News Feature | April 1, 2014

Meaningful Use Spurs HIE Growth

Katie Wike

By Katie Wike, contributing writer

HIE Growth From Meaningful Use

HIEs ‘beginning to take off’ according to eHealth expert

Last week, the Federal Trade Commission hosted a workshop - Examining Health Care Competition - designed to “examine competition issues related to certain current developments in the U.S. health care industry.” The FTC held the workshop as part of mission is to focus “its resources to ensure that health care markets benefit from competition and innovation, both of which can reduce costs and increase the quality and accessibility of health care for consumers.”

One of the speakers, Micky Tripathi, president and CEO of the Massachusetts eHealth Collaborative, said. “Up until five years ago, the healthcare system had notably underinvested in electronic health records and health information exchange compared both to other sectors in the economy and other industrialized countries. But, we’ve made a tremendous amount of progress based on the Meaningful Use program over the last few years.”

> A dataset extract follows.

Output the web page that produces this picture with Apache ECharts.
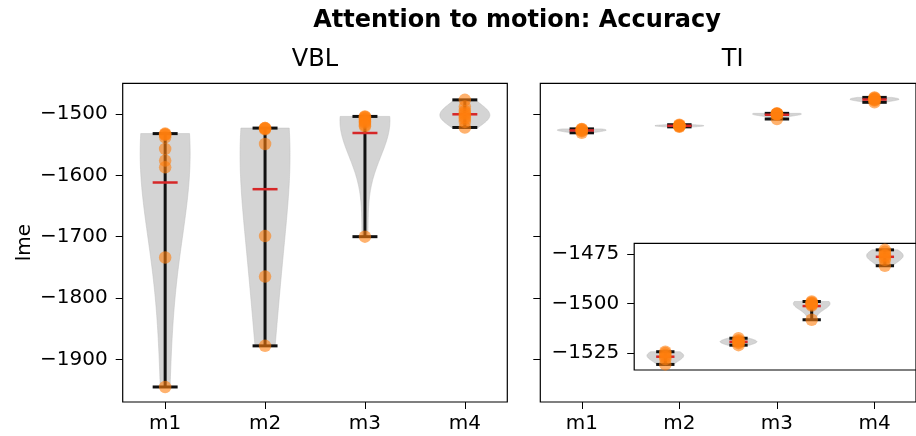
<!DOCTYPE html>
<html>
<head>
<meta charset="utf-8">
<script src="https://cdn.jsdelivr.net/npm/echarts@6/dist/echarts.min.js"></script>
<style>html,body{margin:0;padding:0;background:#fff}#c{width:916px;height:436px}</style>
</head>
<body>
<div id="c"></div>
<script>
// ---- data ----
const categories = ['m1', 'm2', 'm3', 'm4'];
const vblM1 = [-1532, -1533, -1534, -1538, -1557, -1576, -1587, -1734, -1945];
const vblM2 = [-1523, -1523, -1524, -1525, -1549, -1699, -1765, -1878];
const vblM3 = [-1504, -1505, -1506, -1508, -1510, -1512, -1514, -1518, -1520, -1700];
const vblM4 = [-1477, -1488, -1495, -1498, -1501, -1505, -1508, -1513, -1522];
const vblMeans = [-1611.7, -1622.6, -1531, -1500.5];
const tiM1 = [-1524.3, -1525, -1526, -1527, -1528, -1530.7];
const tiM2 = [-1517.5, -1518.5, -1519, -1519.5, -1520, -1521];
const tiM3 = [-1499, -1499.5, -1500, -1500, -1500.5, -1501, -1508.2];
const tiM4 = [-1473, -1474, -1475.5, -1476, -1477, -1478, -1481];
const tiMeans = [-1526.8, -1519.3, -1501.3, -1476.5];
const yTicks = [-1900, -1800, -1700, -1600, -1500];
const insetTicks = [-1525, -1500, -1475];

const vblGroups = [vblM1, vblM2, vblM3, vblM4];
const tiGroups = [tiM1, tiM2, tiM3, tiM4];

const FONT = 'DejaVu Sans';
const BW_FACTOR = 1.0; // kde bandwidth factor (bw_method scalar)
const minus = v => String(v).replace('-', '\u2212');

// gaussian KDE evaluated between min and max, as matplotlib's violinplot
function kde(vals) {
  const n = vals.length;
  const mean = vals.reduce((a, b) => a + b, 0) / n;
  const sd = Math.sqrt(vals.reduce((a, b) => a + (b - mean) * (b - mean), 0) / (n - 1));
  const bw = sd * BW_FACTOR;
  const lo = Math.min(...vals), hi = Math.max(...vals);
  const coords = [], dens = [];
  for (let k = 0; k < 100; k++) {
    const c = lo + (hi - lo) * k / 99;
    let s = 0;
    vals.forEach(v => { const z = (c - v) / bw; s += Math.exp(-0.5 * z * z); });
    coords.push(c); dens.push(s);
  }
  const mx = Math.max(...dens);
  return { coords, dens: dens.map(d => d / mx) };
}

function bodySeries(groups, xi, yi) {
  const k = groups.map(kde);
  return {
    type: 'custom', xAxisIndex: xi, yAxisIndex: yi, z: 1, silent: true,
    data: groups.map((g, i) => [i + 1, Math.min(...g), Math.max(...g)]),
    renderItem: (params, api) => {
      const i = params.dataIndex, pos = api.value(0), kk = k[i];
      const pts = [];
      for (let j = 0; j < kk.coords.length; j++) pts.push(api.coord([pos + 0.25 * kk.dens[j], kk.coords[j]]));
      for (let j = kk.coords.length - 1; j >= 0; j--) pts.push(api.coord([pos - 0.25 * kk.dens[j], kk.coords[j]]));
      return { type: 'polygon', shape: { points: pts }, style: { fill: 'rgba(170,170,170,0.5)', stroke: 'rgba(190,190,190,0.5)', lineWidth: 1 } };
    }
  };
}

function lineSeries(groups, means, xi, yi) {
  return {
    type: 'custom', xAxisIndex: xi, yAxisIndex: yi, z: 2, silent: true,
    data: groups.map((g, i) => [i + 1, Math.min(...g), Math.max(...g), means[i]]),
    renderItem: (params, api) => {
      const pos = api.value(0), lo = api.value(1), hi = api.value(2), mn = api.value(3);
      const c = (x, y) => api.coord([x, y]);
      const ln = (a, b, col, w) => ({ type: 'line', shape: { x1: a[0], y1: a[1], x2: b[0], y2: b[1] }, style: { stroke: col, lineWidth: w } });
      return { type: 'group', children: [
        ln(c(pos, lo), c(pos, hi), '#111', 3),
        ln(c(pos - 0.125, lo), c(pos + 0.125, lo), '#111', 3),
        ln(c(pos - 0.125, hi), c(pos + 0.125, hi), '#111', 3),
        ln(c(pos - 0.125, mn), c(pos + 0.125, mn), '#d62728', 2.5)
      ] };
    }
  };
}

function pointSeries(groups, xi, yi) {
  const data = [];
  groups.forEach((g, i) => g.forEach(v => data.push([i + 1, v])));
  return {
    type: 'scatter', xAxisIndex: xi, yAxisIndex: yi, z: 3, silent: true,
    symbolSize: 12.5, itemStyle: { color: '#ff7f0e', opacity: 0.6 }, data
  };
}

const tickStyle = { show: true, inside: false, length: 7, lineStyle: { color: '#000', width: 1 } };
const labelStyle = { color: '#000', fontFamily: FONT, fontSize: 20 };

function xAx(gi, labels) {
  return {
    type: 'value', gridIndex: gi, min: 0.575, max: 4.425,
    splitLine: { show: false }, axisLine: { show: false },
    axisTick: labels ? Object.assign({ customValues: [1, 2, 3, 4] }, tickStyle) : { show: false },
    axisLabel: labels ? Object.assign({ customValues: [1, 2, 3, 4], margin: 12, formatter: v => categories[Math.round(v) - 1] }, labelStyle) : { show: false }
  };
}
function yAx(gi, min, max, ticks, labels, extra) {
  return Object.assign({
    type: 'value', gridIndex: gi, min, max,
    splitLine: { show: false }, axisLine: { show: false },
    axisTick: Object.assign({ customValues: ticks }, tickStyle),
    axisLabel: labels ? Object.assign({ customValues: ticks, margin: 15, formatter: minus }, labelStyle) : { show: false }
  }, extra || {});
}

const gridBase = { show: true, borderColor: '#000', borderWidth: 1.2, backgroundColor: '#fff', containLabel: false };

const chart = echarts.init(document.getElementById('c'), null, { renderer: 'canvas' });
chart.setOption({
  animation: false,
  backgroundColor: '#fff',
  graphic: [
    { type: 'text', x: 517, y: 21, style: { text: 'Attention to motion: Accuracy', font: 'bold 24px "DejaVu Sans"', fill: '#000', textAlign: 'center', textVerticalAlign: 'middle' } },
    { type: 'text', x: 315, y: 60, style: { text: 'VBL', font: '24px "DejaVu Sans"', fill: '#000', textAlign: 'center', textVerticalAlign: 'middle' } },
    { type: 'text', x: 732.7, y: 60, style: { text: 'TI', font: '24px "DejaVu Sans"', fill: '#000', textAlign: 'center', textVerticalAlign: 'middle' } }
  ],
  grid: [
    Object.assign({ left: 122.7, top: 83.3, width: 384.6, height: 318.7 }, gridBase),
    Object.assign({ left: 540.3, top: 83.3, width: 384.6, height: 318.7 }, gridBase),
    Object.assign({ left: 634.2, top: 243.3, width: 288.75, height: 126.7, z: 5 }, gridBase)
  ],
  xAxis: [xAx(0, true), xAx(1, true), xAx(2, false)],
  yAxis: [
    yAx(0, -1969.5, -1450, yTicks, true, { name: 'lme', nameLocation: 'middle', nameRotate: 90, nameGap: 88, nameTextStyle: { color: '#000', fontFamily: FONT, fontSize: 20 } }),
    yAx(1, -1969.5, -1450, yTicks, false),
    yAx(2, -1533.5, -1469.7, insetTicks, true)
  ],
  series: [
    bodySeries(vblGroups, 0, 0), lineSeries(vblGroups, vblMeans, 0, 0), pointSeries(vblGroups, 0, 0),
    bodySeries(tiGroups, 1, 1), lineSeries(tiGroups, tiMeans, 1, 1), pointSeries(tiGroups, 1, 1),
    Object.assign(bodySeries(tiGroups, 2, 2), { z: 6 }), Object.assign(lineSeries(tiGroups, tiMeans, 2, 2), { z: 7 }), Object.assign(pointSeries(tiGroups, 2, 2), { z: 8 })
  ]
});
</script>
</body>
</html>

According to Health Data Management, Tripathi explained that HIT means electronic health records or other clinician-based applications that help with treatment, such as decision support, diagnostics, documentation, and order entry. However, HIE “refers to the technologies that allow those distinct instances to talk to each other.

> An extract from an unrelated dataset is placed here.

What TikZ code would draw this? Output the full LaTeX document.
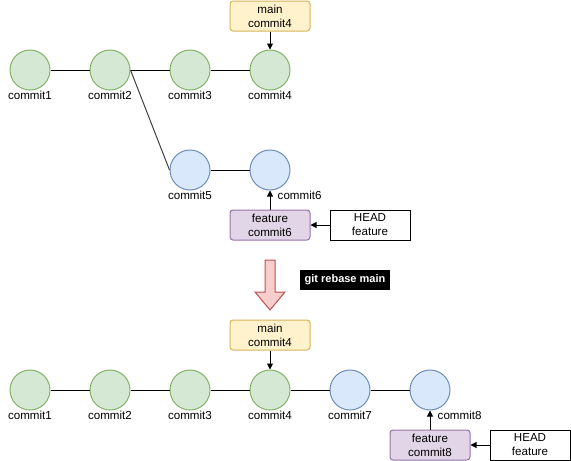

“Health information exchange is a verb and it’s multi-layered and demand-driven with lots of people wanting to do this from the bottom up, which is a good thing,” Tripathi said. “It’s much more tactically focused led by a wide variety of organizations, some of them state-level kinds of organizations but more and more the private HIE phenomenon which is accountable care organizations and others who are doing it to serve that immediate business need.

“Query and retrieve is now starting to grow as a market phenomenon, not yet a part of Meaningful Use requirements. So, there’s a little bit now where the market is getting out ahead of where Meaningful Use is. We’ll see where that goes but it’s certainly growing and developing.”